Not personal: Neville, Leonard on why they oppose Lynne nomination for lieutenant governor
The Colorado House state affairs committee voted 6-2 to approve the nomination of Donna Lynne for lieutenant governor on Wednesday.
The hearing went smoothly. Lynne was quick with thoughtful responses to questions. She told jokes that drew laughs. She was familiar with the concerns of committee members because she had met with them individually before Wednesday to have those conversations.
Lynne won support from the five Democratic members of the committee and from Republican Rep. Cole Wist from Centennial.
She failed to win over Republican Reps. Patrick Neville from Castle Rock and Tim Leonard from Evergreen, who didn’t offer explanations during the hearing for their dissenting votes.
Neville and Leonard later told The Colorado Statesman it was Lynne’s vision of government they found lacking — mainly how she approached the state’s singular regime of taxing and spending governed by the Taxpayer Bill of Rights.
Their opposition suggests Lynne’s road to confirmation may yet grow bumpy. Over the next two weeks, she has to win majority votes in the Democratic-controlled House and the Republican-controlled Senate.
“I really like the governor’s idea of appointing a chief operating officer for the state, someone to make the government run more like a business — better, faster, cheaper,” said Leonard. “I just don’t think that Lynne is the person. She’s a very nice person. I met her and I like her. But she’s not a private-sector person. She spent 20 years in government and 20 years in health care, and I think health care is basically an arm of the government — it relies on funding and it’s not competitive. Her work (for the Kaiser Foundation) is nonprofit. That’s not the same as working for a private-sector company.”
A little more than a month ago, when Gov. John Hickenlooper announced Lynne as his choice to replace popular departing Lt. Gov. Joe Garcia, he said she would act as Chief Operating Officer for the state. It would be Lynne’s job to implement Hickenlooper’s vision of government — to get into the works and make the state departments operate effective and lean. Hickenlooper touted her experience in the private and public sectors.
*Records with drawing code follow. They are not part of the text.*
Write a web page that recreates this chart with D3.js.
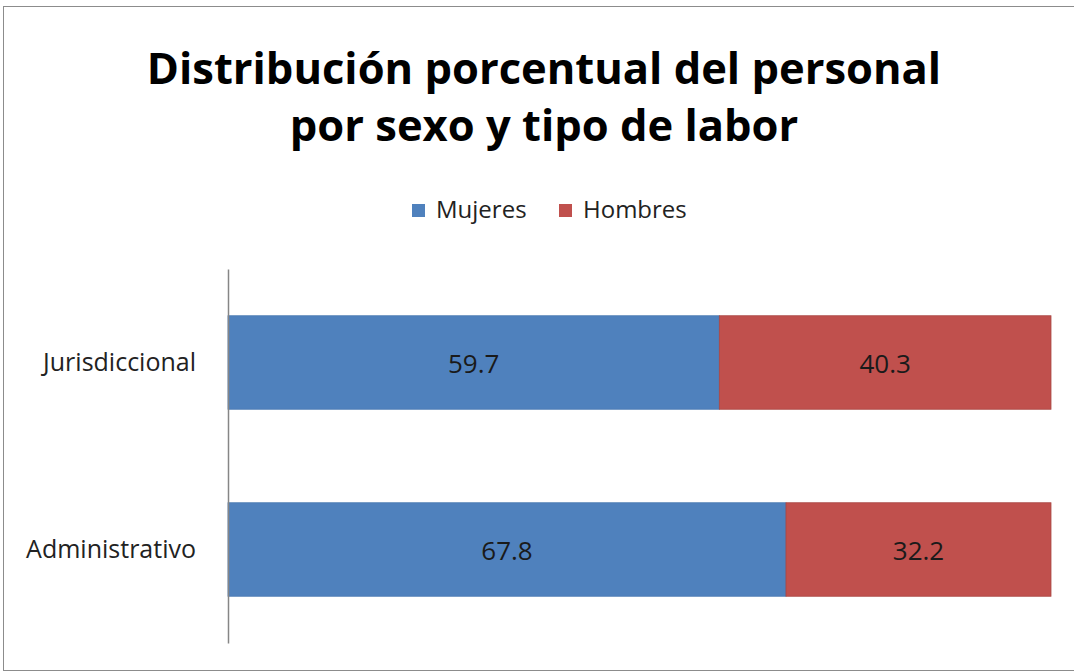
<!DOCTYPE html>
<html>
<head>
<meta charset="utf-8">
<script src="https://cdn.jsdelivr.net/npm/d3@7"></script>
<style>
  html, body { margin: 0; padding: 0; background: #fff; overflow: hidden; }
  svg { display: block; }
  text { font-family: "Open Sans", "Noto Sans", sans-serif; }
</style>
</head>
<body>
<svg id="chart" width="1074" height="672"></svg>
<script>
// Personnel distribution (%) by sex and type of work
const categories = ["Jurisdiccional", "Administrativo"];
const seriesNames = ["Mujeres", "Hombres"];
const mujeres = [59.7, 67.8];
const hombres = [40.3, 32.2];
const titleLines = ["Distribución porcentual del personal", "por sexo y tipo de labor"];

const colors = { Mujeres: "#4F81BD", Hombres: "#C0504D" };
const strokeColors = { Mujeres: "#4a7ab2", Hombres: "#a94643" };

const svg = d3.select("#chart");

// outer chart frame
svg.append("rect")
  .attr("x", 3.5).attr("y", 6.5)
  .attr("width", 1090).attr("height", 664)
  .attr("fill", "#fff")
  .attr("stroke", "#8c8c8c").attr("stroke-width", 1);

// title
const title = svg.append("text")
  .attr("text-anchor", "middle")
  .attr("font-weight", "bold")
  .attr("font-size", 43.5)
  .attr("fill", "#000");
titleLines.forEach((line, i) => {
  title.append("tspan").attr("x", 544).attr("y", 84 + i * 57).text(line);
});

// legend
const legendItems = [
  { name: seriesNames[0], x: 412 },
  { name: seriesNames[1], x: 559 }
];
const legend = svg.append("g");
legendItems.forEach(item => {
  legend.append("rect")
    .attr("x", item.x).attr("y", 204)
    .attr("width", 13).attr("height", 13)
    .attr("fill", colors[item.name]);
  legend.append("text")
    .attr("x", item.x + 24).attr("y", 218)
    .attr("font-size", 24)
    .attr("fill", "#222")
    .text(item.name);
});

// scales
const x = d3.scaleLinear().domain([0, 100]).range([228, 1051]);
const y = d3.scaleBand().domain(categories).range([269, 643])
  .paddingInner(0.5).paddingOuter(0.25);

const rows = categories.map((c, i) => ({ cat: c, Mujeres: mujeres[i], Hombres: hombres[i] }));
const stacked = d3.stack().keys(seriesNames)(rows);

const layers = svg.append("g").selectAll("g")
  .data(stacked).join("g")
  .attr("fill", d => colors[d.key])
  .attr("stroke", d => strokeColors[d.key]);

layers.selectAll("rect")
  .data(d => d.map(v => Object.assign({ key: d.key }, v)))
  .join("rect")
  .attr("x", d => x(d[0]))
  .attr("y", d => y(d.data.cat))
  .attr("width", d => x(d[1]) - x(d[0]))
  .attr("height", y.bandwidth())
  .attr("stroke-width", 0.8);

// value labels centered in each segment
layers.selectAll("text")
  .data(d => d.map(v => Object.assign({ key: d.key }, v)))
  .join("text")
  .attr("x", d => (x(d[0]) + x(d[1])) / 2)
  .attr("y", d => y(d.data.cat) + y.bandwidth() / 2 + 10)
  .attr("text-anchor", "middle")
  .attr("font-size", 26)
  .attr("fill", "#1a1a1a")
  .attr("stroke", "none")
  .text(d => d3.format(".1f")(d.data[d.key]));

// category axis
const yAxis = d3.axisLeft(y).tickSize(0).tickPadding(32);
const axisG = svg.append("g").attr("transform", "translate(228,0)").call(yAxis);
axisG.select(".domain").attr("stroke", "#868686").attr("stroke-width", 1.5);
axisG.selectAll(".tick text")
  .attr("font-family", "\"Open Sans\", \"Noto Sans\", sans-serif")
  .attr("font-size", 25)
  .attr("fill", "#222");
</script>
</body>
</html>
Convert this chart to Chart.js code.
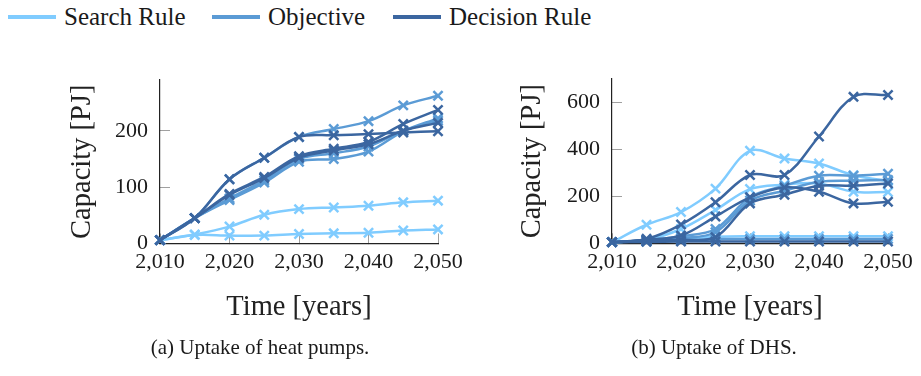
<!DOCTYPE html>
<html>
<head>
<meta charset="utf-8">
<script src="https://cdn.jsdelivr.net/npm/chart.js@4"></script>
<style>
  body { margin:0; width:921px; height:376px; background:#fff; position:relative; overflow:hidden;
         font-family:"Liberation Serif", serif; color:#1a1a1a; }
  .key { position:absolute; top:14.75px; height:4.5px; width:48px; }
  .kt  { position:absolute; top:0; line-height:34px; font-size:25px; white-space:nowrap; }
  .box { position:absolute; top:60px; height:280px; }
  .cap { position:absolute; top:335px; line-height:24px; font-size:21px; white-space:nowrap; transform:translateX(-50%); }
</style>
</head>
<body>
<div id="legend"></div>
<div class="box" style="left:0;width:470px"><canvas id="hp"></canvas></div>
<div class="box" style="left:460px;width:461px"><canvas id="dhs"></canvas></div>
<div class="cap" style="left:260px">(a) Uptake of heat pumps.</div>
<div class="cap" style="left:714px">(b) Uptake of DHS.</div>
<script>
// Model years on the x axis
const years = [2010, 2015, 2020, 2025, 2030, 2035, 2040, 2045, 2050];

// Tick values
const xTicks     = [2010, 2020, 2030, 2040, 2050];
const hpYTicks   = [0, 100, 200];
const dhsYTicks  = [0, 200, 400, 600];

// Strategy groups, their colours and legend placement
const groupNames  = ['Search Rule', 'Objective', 'Decision Rule'];
const groupColors = ['#80ccff', '#5b9bd5', '#3b66a0'];
const legendX     = [8, 212, 393];

// Heat pump capacity [PJ], one array per run
const hpSearch1    = [6, 16, 30, 51, 61, 64, 67, 73, 76];
const hpSearch2    = [6, 15, 14, 14, 17, 18, 19, 23, 25];
const hpObjective1 = [6, 45, 114, 152, 189, 203, 217, 245, 262];
const hpObjective2 = [6, 45, 77, 108, 145, 150, 163, 199, 222];
const hpObjective3 = [6, 45, 80, 112, 150, 160, 172, 200, 218];
const hpDecision1  = [6, 45, 114, 152, 189, 192, 194, 197, 199];
const hpDecision2  = [6, 45, 88, 118, 155, 168, 180, 212, 237];
const hpDecision3  = [6, 45, 86, 116, 152, 165, 176, 200, 214];

// District heating capacity [PJ], one array per run
const dhsSearch1    = [5, 79, 133, 233, 394, 361, 340, 290, 265];
const dhsSearch2    = [5, 15, 61, 142, 231, 250, 255, 220, 218];
const dhsSearch3    = [5, 10, 20, 28, 30, 30, 30, 30, 30];
const dhsObjective1 = [5, 12, 30, 61, 196, 245, 288, 288, 296];
const dhsObjective2 = [5, 10, 22, 47, 182, 224, 262, 267, 270];
const dhsObjective3 = [5, 8, 12, 18, 18, 18, 18, 18, 18];
const dhsDecision1  = [5, 19, 80, 175, 291, 291, 455, 624, 632];
const dhsDecision2  = [5, 15, 33, 114, 196, 238, 220, 170, 177];
const dhsDecision3  = [5, 12, 15, 26, 170, 207, 245, 245, 255];
const dhsDecision4  = [5, 6, 8, 8, 8, 8, 8, 8, 8];

Chart.defaults.font.family = '"Liberation Serif", serif';
Chart.defaults.color = '#1a1a1a';

// Legend row
const legend = document.getElementById('legend');
groupNames.forEach((name, i) => {
  const k = document.createElement('div');
  k.className = 'key';
  k.style.left = legendX[i] + 'px';
  k.style.background = groupColors[i];
  legend.appendChild(k);
  const t = document.createElement('div');
  t.className = 'kt';
  t.style.left = (legendX[i] + 56) + 'px';
  t.textContent = name;
  legend.appendChild(t);
});

function run(values, group) {
  return {
    label: groupNames[group],
    data: years.map((x, i) => ({ x, y: values[i] })),
    borderColor: groupColors[group],
    backgroundColor: groupColors[group],
    borderWidth: 2.5,
    tension: 0.35,
    pointStyle: 'crossRot',
    pointRadius: 6.5,
    pointBorderWidth: 2.5,
    pointHoverRadius: 6.5,
    clip: false,
    order: 2 - group
  };
}

// keep tick labels from pushing the plot area inward
function noEdgePadding(s) {
  s.paddingTop = 0; s.paddingBottom = 0; s.paddingLeft = 0; s.paddingRight = 0;
}

function options(yMax, yTicks, yWidth, yTitleOffset, rightPad, topPad, plotHeight) {
  return {
    responsive: true,
    maintainAspectRatio: false,
    animation: false,
    layout: { padding: { top: topPad, right: rightPad, left: 0, bottom: 0 } },
    plugins: { legend: { display: false }, tooltip: { enabled: false } },
    scales: {
      x: {
        type: 'linear', min: xTicks[0], max: xTicks[xTicks.length - 1],
        border: { color: '#222', width: 1.2 },
        grid: { drawOnChartArea: false, tickLength: -10, tickColor: '#a0a0a0', tickWidth: 1 },
        ticks: { padding: 15.3, font: { size: 22 }, color: '#1a1a1a',
                 callback: v => v.toLocaleString('en-US') },
        afterBuildTicks: s => { s.ticks = xTicks.map(value => ({ value })); },
        title: { display: true, text: 'Time [years]', font: { size: 28.5 }, color: '#222',
                 padding: { top: 0, bottom: 15.5 } },
        afterFit: s => { s.height = 280 - topPad - plotHeight; noEdgePadding(s); }
      },
      y: {
        type: 'linear', min: 0, max: yMax,
        border: { color: '#222', width: 1.2 },
        grid: { drawOnChartArea: false, tickLength: -10, tickColor: '#a0a0a0', tickWidth: 1 },
        ticks: { padding: 22, font: { size: 22 }, color: '#1a1a1a' },
        afterBuildTicks: s => { s.ticks = yTicks.map(value => ({ value })); },
        title: { display: true, text: 'Capacity [PJ]', font: { size: 28.5 }, color: '#222',
                 padding: { top: yTitleOffset, bottom: 0 } },
        afterFit: s => { s.width = yWidth; noEdgePadding(s); }
      }
    }
  };
}

new Chart(document.getElementById('hp'), {
  type: 'line',
  data: { datasets: [
    run(hpSearch1, 0), run(hpSearch2, 0),
    run(hpObjective1, 1), run(hpObjective2, 1), run(hpObjective3, 1),
    run(hpDecision1, 2), run(hpDecision2, 2), run(hpDecision3, 2)
  ] },
  options: options(290, hpYTicks, 160, 65.5, 32, 20, 163.5)
});

new Chart(document.getElementById('dhs'), {
  type: 'line',
  data: { datasets: [
    run(dhsSearch1, 0), run(dhsSearch2, 0), run(dhsSearch3, 0),
    run(dhsObjective1, 1), run(dhsObjective2, 1), run(dhsObjective3, 1),
    run(dhsDecision1, 2), run(dhsDecision2, 2), run(dhsDecision3, 2), run(dhsDecision4, 2)
  ] },
  options: options(700, dhsYTicks, 152, 55.5, 33, 19, 164.3)
});
</script>
</body>
</html>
Lynne directs an $8 billion budget and oversees 16,000 employees as vice president of the Kaiser Foundation Health Plan and Kaiser Foundation Hospitals. She also served in top positions in the administrations of Republican and Democratic mayors of New York City.
“It’s her health care focus, too. That concerned me,” said Leonard. “She supports the drive to expand Medicaid in Colorado, which is already breaking the state budget. That approach puts her at odds with what I think our goals should be.”
He also said he disagreed with Lynne’s approach to the Taxpayer Bill of Rights. He said she didn’t seem to grasp the spirit of the 1992 constitutional amendment written by anti-tax crusader Doug Bruce.
“What TABOR is really about is limiting government,” Leonard said. “Like the governor, (Lynne) concedes it’s the law of the land, but she thinks it’s mainly about letting people vote on tax hikes. I think her approach is to get around TABOR. She wants to set a program for the state and then find ways to fund it — to work out ways or find schemes or some other ways to pay for it. But TABOR is about the people asking us to please prioritize spending within limited revenues — to expand government only according to the increase in population and inflation.”
Neville also took issue with what he sees as Lynne’s skewed view on TABOR, as evidenced by her support for the mostly Democratic drive at the Capitol to reclassify the state’s hospital provider fee as an enterprise fund — a plan that would make room in the general fund under the TABOR spending cap to free up additional hundreds of millions of dollars for lawmakers to spend on state programs.
He also said he thinks that some of the executive branch departments are running rough shod over the legislative branch and need to be reined in by the people in charge — and he didn’t see Lynne doing that work.
“I couldn’t get a clear answer on how she’s going to handle agencies that I think have clearly overstepped their authority, like CDPHE (the Colorado Department of Health and Environment),” Neville said. “I actually had that conversation with her before the hearing, so she had plenty of time to think about the response. I think a lot of people here will have similar concerns.”
Republicans earlier this session sought to strip CDPHE of funding because they said the department was unnecessarily advancing work on the Obama administration’s carbon-cutting Clean Power Plan, which was stayed by a federal court in February.
The battle over CDPHE funding stretched for weeks during budget negotiations. Republicans originally proposed stripping the entire $8.4 million budget of the department’s clean air division. In the end, lawmakers agreed to cut $112,000 — a rough department estimate of how much it would spend this year working on the federal plan.
Edit note: The last sentence of Rep. Leonard’s comments about TABOR has been redrafted in this updated version of the story for clarity.